C’est un coup donné dans le dos à cet héroïsme historique que d’évoquer l’idée d’un combattant se défendant se rendre à Interpol, à la CIA ou au CPI. Je descends d’une grande famille qui a donné des martyrs, des déportés et des disparus durant la guerre de libération nationale. Un de mes oncles a été le secrétaire particulier du Renard des Aurès, Cheikh Mustapha (Colonel Benboulaïd) et il est mort chahid avec lui après avoir refusé de continuer ses études d’ingénieur métallurgiste en RFA pour rejoindre les maquis algériens. Ayant vécu dans cette ambiance de sacrifice, partagée par beaucoup d’algériens, je comprends la souffrance de la résistance mais je ne comprends pas ces appels insensés. Aïcha est avocate, elle est capable d’écrire ou de haranguer le peuple libyen pour la lutte. Elle est capable d’inviter les résistants à se réconcilier avec une partie du CNT qui accepte de se repentir et de réviser leur position stratégique sur l’ingérence étrangère, la souveraineté nationale et le système de gouvernance spécifique aux us et coutumes libyens qui connaissent la culture de la démocratie directe celle de l’Islam initial et des tribus berbères du Maghreb.

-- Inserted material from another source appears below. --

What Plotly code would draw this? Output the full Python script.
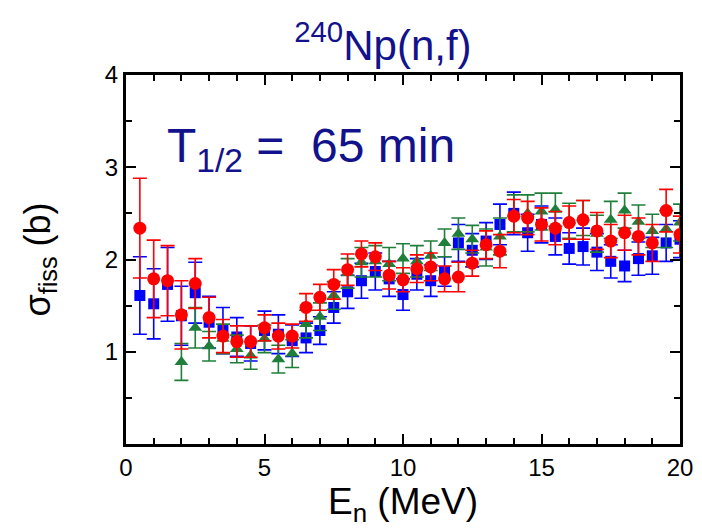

Avec tous les respects que je dois aux auteurs arabes ou africains et aux commentaires entre l’approbation et la désapprobation de se rendre, je me permets d’insister sur notre devoir musulman de Basira (lucidité et perspicacité) que nous devons avoir sur la lutte idéologique que mène l’agresseur otanesque et ses vassaux et qui consiste à souffler des solutions comme on souffle le vent sur le feu ou plutôt le sable sur les braises pour les éteindre. Ne soyons pas la cendre qu’on éparpille au gré des vents. Mêmes les vents qui soufflent ne soufflent que par la volonté d’Allah comme une bénédiction et un secours ou une malédiction et un châtiment. Ne soyons pas le souffle que nous inspire Satan et ses liges.

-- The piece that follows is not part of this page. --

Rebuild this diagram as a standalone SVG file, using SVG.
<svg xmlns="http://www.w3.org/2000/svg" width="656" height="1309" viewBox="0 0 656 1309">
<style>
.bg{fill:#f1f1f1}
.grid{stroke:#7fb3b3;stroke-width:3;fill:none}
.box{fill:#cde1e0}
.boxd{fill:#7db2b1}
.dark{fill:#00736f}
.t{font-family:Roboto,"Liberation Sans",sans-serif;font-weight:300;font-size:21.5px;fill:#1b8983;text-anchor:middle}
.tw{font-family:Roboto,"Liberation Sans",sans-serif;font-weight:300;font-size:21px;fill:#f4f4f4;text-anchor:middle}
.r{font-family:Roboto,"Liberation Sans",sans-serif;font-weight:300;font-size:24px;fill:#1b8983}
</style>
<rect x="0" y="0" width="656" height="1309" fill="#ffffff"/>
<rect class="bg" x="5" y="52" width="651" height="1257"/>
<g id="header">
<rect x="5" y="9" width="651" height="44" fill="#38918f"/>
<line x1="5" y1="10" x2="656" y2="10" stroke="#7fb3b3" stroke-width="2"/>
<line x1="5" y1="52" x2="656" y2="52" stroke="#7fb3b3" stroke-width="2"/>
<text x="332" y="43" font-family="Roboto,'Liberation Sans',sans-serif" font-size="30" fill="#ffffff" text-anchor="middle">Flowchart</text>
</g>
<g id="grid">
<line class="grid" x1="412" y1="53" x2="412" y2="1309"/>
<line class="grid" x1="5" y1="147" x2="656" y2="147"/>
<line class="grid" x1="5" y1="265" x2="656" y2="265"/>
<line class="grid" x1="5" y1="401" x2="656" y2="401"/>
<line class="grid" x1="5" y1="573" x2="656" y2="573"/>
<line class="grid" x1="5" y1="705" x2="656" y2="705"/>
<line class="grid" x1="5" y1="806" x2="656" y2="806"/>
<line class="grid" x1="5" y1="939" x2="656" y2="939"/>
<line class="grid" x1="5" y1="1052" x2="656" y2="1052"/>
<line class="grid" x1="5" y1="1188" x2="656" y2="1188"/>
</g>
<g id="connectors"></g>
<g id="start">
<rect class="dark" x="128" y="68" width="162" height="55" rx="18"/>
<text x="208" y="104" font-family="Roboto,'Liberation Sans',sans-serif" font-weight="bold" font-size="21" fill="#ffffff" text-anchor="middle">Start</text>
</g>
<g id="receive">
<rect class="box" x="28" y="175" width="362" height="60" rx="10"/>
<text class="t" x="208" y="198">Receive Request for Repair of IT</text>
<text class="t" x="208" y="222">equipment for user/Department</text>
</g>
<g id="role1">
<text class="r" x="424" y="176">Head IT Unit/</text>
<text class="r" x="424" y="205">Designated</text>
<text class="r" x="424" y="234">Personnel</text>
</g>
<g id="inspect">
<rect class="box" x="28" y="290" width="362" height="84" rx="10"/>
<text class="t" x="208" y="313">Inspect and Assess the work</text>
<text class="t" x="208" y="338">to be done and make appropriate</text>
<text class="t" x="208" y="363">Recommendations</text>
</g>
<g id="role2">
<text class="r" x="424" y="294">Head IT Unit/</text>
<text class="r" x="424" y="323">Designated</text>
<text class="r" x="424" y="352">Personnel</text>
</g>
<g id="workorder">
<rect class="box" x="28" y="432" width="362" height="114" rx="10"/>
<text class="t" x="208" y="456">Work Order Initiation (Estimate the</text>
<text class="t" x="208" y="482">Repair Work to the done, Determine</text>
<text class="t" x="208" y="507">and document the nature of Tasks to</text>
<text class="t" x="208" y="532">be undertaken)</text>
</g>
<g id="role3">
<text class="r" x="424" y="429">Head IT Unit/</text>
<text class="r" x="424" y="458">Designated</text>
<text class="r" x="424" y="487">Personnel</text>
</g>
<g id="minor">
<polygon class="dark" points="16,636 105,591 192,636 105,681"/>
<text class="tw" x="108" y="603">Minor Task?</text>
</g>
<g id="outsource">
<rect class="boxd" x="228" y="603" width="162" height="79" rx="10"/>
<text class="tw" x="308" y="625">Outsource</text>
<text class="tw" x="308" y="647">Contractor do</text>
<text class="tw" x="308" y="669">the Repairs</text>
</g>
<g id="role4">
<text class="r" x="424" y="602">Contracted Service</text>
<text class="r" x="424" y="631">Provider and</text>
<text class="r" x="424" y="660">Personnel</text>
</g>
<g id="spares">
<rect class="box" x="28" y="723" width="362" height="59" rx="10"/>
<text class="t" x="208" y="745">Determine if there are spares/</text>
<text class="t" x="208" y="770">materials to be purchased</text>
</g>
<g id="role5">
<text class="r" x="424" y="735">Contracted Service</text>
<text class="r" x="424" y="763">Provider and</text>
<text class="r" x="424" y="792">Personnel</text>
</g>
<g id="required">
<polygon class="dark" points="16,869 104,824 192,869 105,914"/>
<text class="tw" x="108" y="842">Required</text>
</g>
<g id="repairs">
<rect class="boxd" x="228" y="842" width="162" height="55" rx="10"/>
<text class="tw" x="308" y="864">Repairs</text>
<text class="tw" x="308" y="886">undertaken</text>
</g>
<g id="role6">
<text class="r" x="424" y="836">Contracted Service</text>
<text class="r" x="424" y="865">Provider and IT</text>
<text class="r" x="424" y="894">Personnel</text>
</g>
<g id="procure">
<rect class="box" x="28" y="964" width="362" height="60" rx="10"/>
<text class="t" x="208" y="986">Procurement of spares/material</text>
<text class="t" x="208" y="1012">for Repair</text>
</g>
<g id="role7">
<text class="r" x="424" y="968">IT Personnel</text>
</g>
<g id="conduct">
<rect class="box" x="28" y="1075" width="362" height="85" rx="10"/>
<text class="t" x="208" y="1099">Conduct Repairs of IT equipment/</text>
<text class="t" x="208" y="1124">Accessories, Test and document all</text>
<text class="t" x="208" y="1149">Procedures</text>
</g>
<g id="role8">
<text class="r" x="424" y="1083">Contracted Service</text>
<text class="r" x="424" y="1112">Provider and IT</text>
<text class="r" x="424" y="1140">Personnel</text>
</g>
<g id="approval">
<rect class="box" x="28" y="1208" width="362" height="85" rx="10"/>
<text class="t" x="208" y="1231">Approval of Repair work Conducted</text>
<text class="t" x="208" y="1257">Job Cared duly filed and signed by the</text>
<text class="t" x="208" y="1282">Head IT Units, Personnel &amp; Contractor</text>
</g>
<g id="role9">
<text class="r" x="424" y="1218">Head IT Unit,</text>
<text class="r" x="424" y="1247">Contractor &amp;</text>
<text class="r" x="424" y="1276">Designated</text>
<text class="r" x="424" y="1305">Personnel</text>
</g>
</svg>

Dis : « Voici ma voie : j’appelle à Allah, en toute clarté, moi et quiconque me suit, Gloire à Allah, et je ne suis point du nombre des polythéistes. » Nous n’Avons Envoyé, avant toi, que des hommes, des gens des Cités, auxquels Nous Inspirons. N’ont-ils pas été de par la terre afin qu’ils voient quel ne fut le sort de ceux qui étaient avant eux ? La demeure Future est sûrement meilleure pour ceux qui ont été pieux, ne raisonnez-vous donc pas ? Youssef 108

La Bassira, lucidité, clairvoyance et perspicacité, exprimée en fin du récit sur les souffrances de Joseph pour confirmer qu’elle est acquisition qui ne s’apprend pas dans les universités mais dans l’école des épreuves. Elle éduque le Prophète et ses compagnons à disposer d’une foi transparente, sans confusion, sans doute en faisant de leur esprit une dynamique critique et analytique pour construire la vérité, dévoiler le mensonge et voir la réalité telle qu’elle dans sa difficulté et sa complexité. On ne peut porter la Religion d’Allah avec un complexe d’infériorité ou de complexité qui fausse l’analyse objective ni un esprit revanchard et haineux qui fausse l’analyse subjective et psycho-affective et encore mois prendre les illusions des insouciants, les simplifications abusives des paresseux ou les leurres des ennemis comme vrais mais comme embuscade, diversion ou subversion idéologique.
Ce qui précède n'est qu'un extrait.